GOAL: Make an exact transcription of the material, leaving out all images.

+===+

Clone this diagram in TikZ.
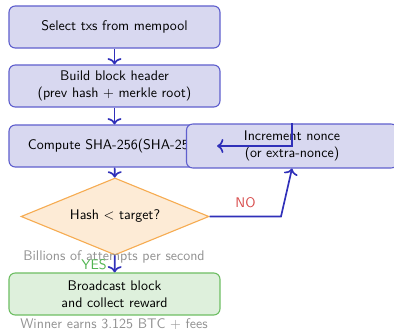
\documentclass[tikz,border=0pt]{standalone}
\usetikzlibrary{shapes.geometric, arrows.meta}
\renewcommand{\familydefault}{\sfdefault}
\definecolor{boxfill}{RGB}{216,216,240}
\definecolor{boxline}{RGB}{95,95,205}
\definecolor{flowblue}{RGB}{48,48,185}
\definecolor{decfill}{RGB}{253,235,214}
\definecolor{decline}{RGB}{246,172,82}
\definecolor{okfill}{RGB}{222,240,220}
\definecolor{okline}{RGB}{110,190,100}
\definecolor{notegray}{RGB}{145,145,145}
\definecolor{yesgreen}{RGB}{80,180,80}
\definecolor{nored}{RGB}{215,75,75}
\tikzset{
  stepbox/.style={draw=boxline, fill=boxfill, line width=0.8pt, rounded corners=4.5pt,
    minimum width=151.2pt, minimum height=30.1pt, align=center, inner sep=3pt},
  decision/.style={diamond, draw=decline, fill=decfill, line width=0.8pt, shape aspect=2.44,
    minimum width=134.7pt, minimum height=55.2pt, inner sep=0pt},
  donebox/.style={stepbox, draw=okline, fill=okfill},
  flow/.style={-{To[length=4.5pt, width=10pt]}, draw=flowblue, line width=1.2pt},
  note/.style={text=notegray}
}
\begin{document}
\begin{tikzpicture}[x=0.7165pt, y=-0.7165pt]
\useasboundingbox (0,0) rectangle (394,329);

\node[stepbox] (select) at (114.5,27) {Select txs from mempool};
\node[stepbox] (header) at (114.5,86) {Build block header\\(prev hash + merkle root)};
\node[stepbox, text width=124pt, inner xsep=13.6pt, align=left] (hash) at (114.5,146)
  {\mbox{Compute SHA-256(SHA-256(header))}};
\node[stepbox, minimum height=31.5pt] (nonce) at (292,146) {Increment nonce\\(or extra-nonce)};
\node[decision] (check) at (115,216.5) {Hash $<$ target?};
\node[note] (rate) at (114,257) {Billions of attempts per second};
\node[donebox] (reward) at (114.5,294) {Broadcast block\\and collect reward};
\node[note] (prize) at (114,324) {Winner earns 3.125 BTC + fees};

\coordinate (bend) at (281,216.5);

\draw[flow] (select) -- (header);
\draw[flow] (header) -- (hash);
\draw[flow] (hash) -- (check);
\draw[flow] (check) -- (reward);
\node[text=yesgreen] (yes) at (94,265) {YES};
\draw[flow] (check.east) -- (bend) -- (nonce.south);
\node[text=nored] (no) at (245.5,203) {NO};
\draw[flow, shorten >=-2.5pt] (nonce.north) |- (hash.east);
\end{tikzpicture}
\end{document}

+===+

SOLUTION:
Clone this diagram in TikZ.
\documentclass[tikz,border=0pt]{standalone}
\usetikzlibrary{shapes.geometric, arrows.meta}
\renewcommand{\familydefault}{\sfdefault}
\definecolor{boxfill}{RGB}{216,216,240}
\definecolor{boxline}{RGB}{95,95,205}
\definecolor{flowblue}{RGB}{48,48,185}
\definecolor{decfill}{RGB}{253,235,214}
\definecolor{decline}{RGB}{246,172,82}
\definecolor{okfill}{RGB}{222,240,220}
\definecolor{okline}{RGB}{110,190,100}
\definecolor{notegray}{RGB}{145,145,145}
\definecolor{yesgreen}{RGB}{80,180,80}
\definecolor{nored}{RGB}{215,75,75}
\tikzset{
  stepbox/.style={draw=boxline, fill=boxfill, line width=0.8pt, rounded corners=4.5pt,
    minimum width=151.2pt, minimum height=30.1pt, align=center, inner sep=3pt},
  decision/.style={diamond, draw=decline, fill=decfill, line width=0.8pt, shape aspect=2.44,
    minimum width=134.7pt, minimum height=55.2pt, inner sep=0pt},
  donebox/.style={stepbox, draw=okline, fill=okfill},
  flow/.style={-{To[length=4.5pt, width=10pt]}, draw=flowblue, line width=1.2pt},
  note/.style={text=notegray}
}
\begin{document}
\begin{tikzpicture}[x=0.7165pt, y=-0.7165pt]
\useasboundingbox (0,0) rectangle (394,329);

\node[stepbox] (select) at (114.5,27) {Select txs from mempool};
\node[stepbox] (header) at (114.5,86) {Build block header\\(prev hash + merkle root)};
\node[stepbox, text width=124pt, inner xsep=13.6pt, align=left] (hash) at (114.5,146)
  {\mbox{Compute SHA-256(SHA-256(header))}};
\node[stepbox, minimum height=31.5pt] (nonce) at (292,146) {Increment nonce\\(or extra-nonce)};
\node[decision] (check) at (115,216.5) {Hash $<$ target?};
\node[note] (rate) at (114,257) {Billions of attempts per second};
\node[donebox] (reward) at (114.5,294) {Broadcast block\\and collect reward};
\node[note] (prize) at (114,324) {Winner earns 3.125 BTC + fees};

\coordinate (bend) at (281,216.5);

\draw[flow] (select) -- (header);
\draw[flow] (header) -- (hash);
\draw[flow] (hash) -- (check);
\draw[flow] (check) -- (reward);
\node[text=yesgreen] (yes) at (94,265) {YES};
\draw[flow] (check.east) -- (bend) -- (nonce.south);
\node[text=nored] (no) at (245.5,203) {NO};
\draw[flow, shorten >=-2.5pt] (nonce.north) |- (hash.east);
\end{tikzpicture}
\end{document}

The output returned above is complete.